PROBLEM STATEMENT —
Leave out the pictures, and retype only the lines from the beginning of the material through the line that contains "const pairs = vals", including both.

DATA —
________________

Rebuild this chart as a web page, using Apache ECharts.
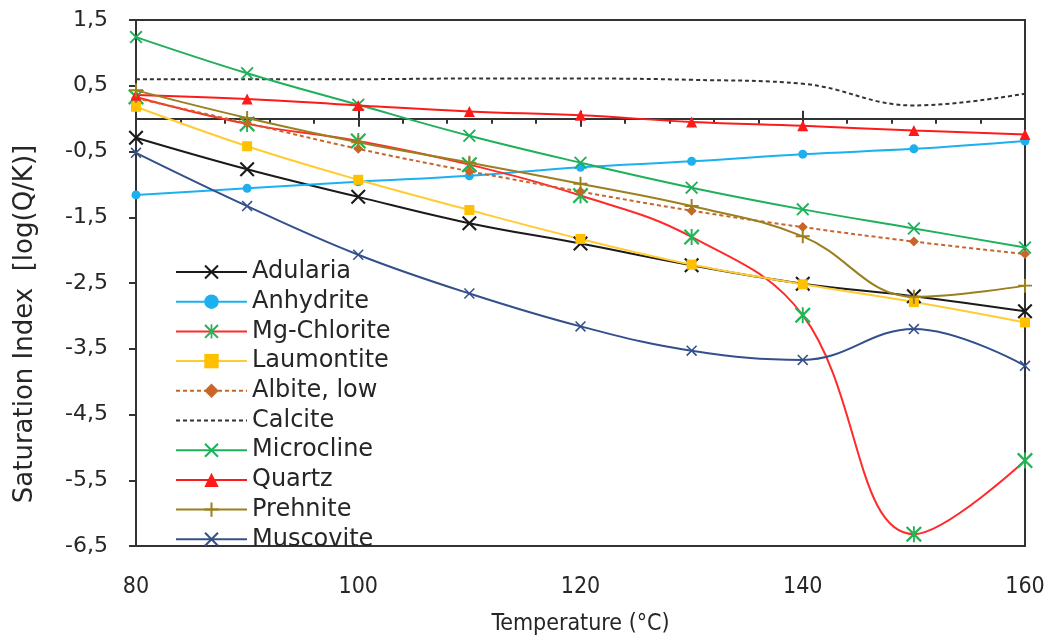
<!DOCTYPE html>
<html>
<head>
<meta charset="utf-8">
<script src="https://cdn.jsdelivr.net/npm/echarts@6/dist/echarts.min.js"></script>
<style>
  html, body { margin: 0; padding: 0; background: #fff; }
  #chart { width: 1056px; height: 641px; }
</style>
</head>
<body>
<div id="chart"></div>
<script>
// Temperatures (°C) at which the saturation indices were computed
const temperatures = [80, 90, 100, 110, 120, 130, 140, 150, 160];

// Saturation index log(Q/K) per mineral
const adularia    = [-0.29, -0.77, -1.19, -1.59, -1.90, -2.23, -2.51, -2.70, -2.93];
const anhydrite   = [-1.16, -1.06, -0.96, -0.87, -0.74, -0.65, -0.54, -0.46, -0.34];
const mgChlorite  = [0.33, -0.08, -0.34, -0.70, -1.17, -1.80, -2.99, -6.32, -5.20];
const laumontite  = [0.18, -0.42, -0.93, -1.39, -1.83, -2.22, -2.52, -2.79, -3.10];
const albiteLow   = [0.31, -0.07, -0.46, -0.80, -1.11, -1.40, -1.65, -1.87, -2.06];
const calcite     = [0.60, 0.60, 0.60, 0.61, 0.61, 0.59, 0.53, 0.20, 0.38];
const microcline  = [1.24, 0.69, 0.21, -0.26, -0.67, -1.05, -1.38, -1.67, -1.96];
const quartz      = [0.36, 0.30, 0.20, 0.11, 0.05, -0.05, -0.11, -0.18, -0.24];
const prehnite    = [0.43, 0.01, -0.36, -0.67, -0.99, -1.33, -1.79, -2.71, -2.54];
const muscovite   = [-0.52, -1.33, -2.07, -2.66, -3.16, -3.53, -3.67, -3.20, -3.76];

// Axis ticks
const xTicks = [80, 100, 120, 140, 160];
const yTicks = [-6.5, -5.5, -4.5, -3.5, -2.5, -1.5, -0.5, 0.5, 1.5];

// Marker shapes drawn as filled paths
const CROSS = 'path://M0,1L1,0L10,9L9,10ZM9,0L10,1L1,10L0,9Z';
const STAR = 'path://M0,1L1,0L10,9L9,10ZM9,0L10,1L1,10L0,9ZM4.4,0L5.6,0L5.6,10L4.4,10Z';
const PLUS = 'path://M4.3,0L5.7,0L5.7,10L4.3,10ZM0,4.3L10,4.3L10,5.7L0,5.7Z';

const SMOOTH = 0.4;
const pairs = vals => temperatures.map((t, i) => [t, vals[i]]);

function lineSeries(name, vals, opts) {
  return {
    name: name,
    type: 'line',
    xAxisIndex: 0,
    data: pairs(vals),
    smooth: SMOOTH,
    symbol: opts.symbol,
    symbolSize: opts.size,
    showSymbol: opts.noMarker ? false : true,
    lineStyle: { color: opts.line, width: opts.width || 2, type: opts.dash || 'solid' },
    itemStyle: { color: opts.marker || opts.line },
    emphasis: { disabled: true },
    z: 3
  };
}

const series = [
  lineSeries('Adularia', adularia, { line: '#1a1a1a', symbol: CROSS, size: 15 }),
  lineSeries('Anhydrite', anhydrite, { line: '#1cb0ef', symbol: 'circle', size: 9 }),
  lineSeries('Mg-Chlorite', mgChlorite, { line: '#ff2a2a', marker: '#22b455', symbol: STAR, size: 16 }),
  lineSeries('Laumontite', laumontite, { line: '#ffcc33', marker: '#ffc000', symbol: 'rect', size: 10 }),
  lineSeries('Albite, low', albiteLow, { line: '#c8652a', symbol: 'diamond', size: 10, dash: [4, 3] }),
  lineSeries('Calcite', calcite, { line: '#333333', marker: 'rgba(0,0,0,0)', symbol: 'circle', size: 1, dash: [4, 3], noMarker: true }),
  lineSeries('Microcline', microcline, { line: '#1fb05a', symbol: CROSS, size: 13 }),
  lineSeries('Quartz', quartz, { line: '#ff1a1a', symbol: 'triangle', size: 11 }),
  lineSeries('Prehnite', prehnite, { line: '#9c7f1e', symbol: PLUS, size: 14 }),
  lineSeries('Muscovite', muscovite, { line: '#34508c', symbol: CROSS, size: 11 })
];

const chart = echarts.init(document.getElementById('chart'), null, { renderer: 'canvas' });

const axisColor = '#333333';
const textColor = '#262626';
const narrowFont = "'Liberation Sans Narrow', 'DejaVu Sans Condensed', sans-serif";

chart.setOption({
  animation: false,
  backgroundColor: '#ffffff',
  grid: {
    left: 136, right: 31, top: 20, bottom: 91,
    show: true, borderColor: axisColor, borderWidth: 2, backgroundColor: 'transparent'
  },
  legend: {
    orient: 'vertical',
    left: 170, top: 255,
    itemWidth: 71, itemHeight: 18, itemGap: 5.7,
    textStyle: { fontFamily: 'DejaVu Sans', fontSize: 24, color: textColor, lineHeight: 24 },
    data: series.map(s => s.name)
  },
  graphic: [{
    // y-axis title
    type: 'text',
    x: 25, y: 324,
    rotation: Math.PI / 2,
    style: {
      text: 'Saturation Index  [log(Q/K)]',
      fill: textColor,
      font: "26px 'DejaVu Sans'",
      align: 'center',
      verticalAlign: 'middle'
    }
  }],
  xAxis: [
    {
      // bottom axis carrying the labels and title
      type: 'value', min: 80, max: 160, interval: 20,
      position: 'bottom',
      axisLine: { onZero: false, lineStyle: { color: axisColor, width: 2 } },
      axisTick: { show: false },
      splitLine: { show: false },
      axisLabel: {
        margin: 30, color: textColor, fontSize: 23, fontFamily: narrowFont,
        customValues: xTicks
      },
      name: 'Temperature (°C)', nameLocation: 'middle', nameGap: 67,
      nameTextStyle: { color: textColor, fontSize: 23, fontFamily: narrowFont }
    },
    {
      // axis line through y = 0, ticks hanging below
      type: 'value', min: 80, max: 160, interval: 20,
      position: 'bottom',
      axisLine: { onZero: true, onZeroAxisIndex: 0, lineStyle: { color: axisColor, width: 2 } },
      axisTick: { show: true, inside: false, length: 8, lineStyle: { color: axisColor, width: 2 } },
      minorTick: { show: true, splitNumber: 5, length: 5, lineStyle: { color: axisColor, width: 2 } },
      axisLabel: { show: false },
      splitLine: { show: false }
    },
    {
      // upper half of the major ticks on the zero line
      type: 'value', min: 80, max: 160, interval: 20,
      position: 'bottom',
      axisLine: { show: false, onZero: true, onZeroAxisIndex: 0 },
      axisTick: { show: true, inside: true, length: 8, lineStyle: { color: axisColor, width: 2 } },
      axisLabel: { show: false },
      splitLine: { show: false }
    }
  ],
  yAxis: {
    type: 'value', min: -6.5, max: 1.5,
    axisLine: { show: true, onZero: false, lineStyle: { color: axisColor, width: 2 } },
    axisTick: { show: true, length: 7, customValues: yTicks, lineStyle: { color: axisColor, width: 2 } },
    splitLine: { show: false },
    axisLabel: {
      margin: 28, color: textColor, fontSize: 22, fontFamily: 'DejaVu Sans',
      customValues: yTicks,
      formatter: v => v.toFixed(1).replace('.', ',')
    }
  },
  series: series
});
</script>
</body>
</html>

________________

IN RESPONSE —
Rebuild this chart as a web page, using Apache ECharts.
<!DOCTYPE html>
<html>
<head>
<meta charset="utf-8">
<script src="https://cdn.jsdelivr.net/npm/echarts@6/dist/echarts.min.js"></script>
<style>
  html, body { margin: 0; padding: 0; background: #fff; }
  #chart { width: 1056px; height: 641px; }
</style>
</head>
<body>
<div id="chart"></div>
<script>
// Temperatures (°C) at which the saturation indices were computed
const temperatures = [80, 90, 100, 110, 120, 130, 140, 150, 160];

// Saturation index log(Q/K) per mineral
const adularia    = [-0.29, -0.77, -1.19, -1.59, -1.90, -2.23, -2.51, -2.70, -2.93];
const anhydrite   = [-1.16, -1.06, -0.96, -0.87, -0.74, -0.65, -0.54, -0.46, -0.34];
const mgChlorite  = [0.33, -0.08, -0.34, -0.70, -1.17, -1.80, -2.99, -6.32, -5.20];
const laumontite  = [0.18, -0.42, -0.93, -1.39, -1.83, -2.22, -2.52, -2.79, -3.10];
const albiteLow   = [0.31, -0.07, -0.46, -0.80, -1.11, -1.40, -1.65, -1.87, -2.06];
const calcite     = [0.60, 0.60, 0.60, 0.61, 0.61, 0.59, 0.53, 0.20, 0.38];
const microcline  = [1.24, 0.69, 0.21, -0.26, -0.67, -1.05, -1.38, -1.67, -1.96];
const quartz      = [0.36, 0.30, 0.20, 0.11, 0.05, -0.05, -0.11, -0.18, -0.24];
const prehnite    = [0.43, 0.01, -0.36, -0.67, -0.99, -1.33, -1.79, -2.71, -2.54];
const muscovite   = [-0.52, -1.33, -2.07, -2.66, -3.16, -3.53, -3.67, -3.20, -3.76];

// Axis ticks
const xTicks = [80, 100, 120, 140, 160];
const yTicks = [-6.5, -5.5, -4.5, -3.5, -2.5, -1.5, -0.5, 0.5, 1.5];

// Marker shapes drawn as filled paths
const CROSS = 'path://M0,1L1,0L10,9L9,10ZM9,0L10,1L1,10L0,9Z';
const STAR = 'path://M0,1L1,0L10,9L9,10ZM9,0L10,1L1,10L0,9ZM4.4,0L5.6,0L5.6,10L4.4,10Z';
const PLUS = 'path://M4.3,0L5.7,0L5.7,10L4.3,10ZM0,4.3L10,4.3L10,5.7L0,5.7Z';

const SMOOTH = 0.4;
const pairs = vals => temperatures.map((t, i) => [t, vals[i]]);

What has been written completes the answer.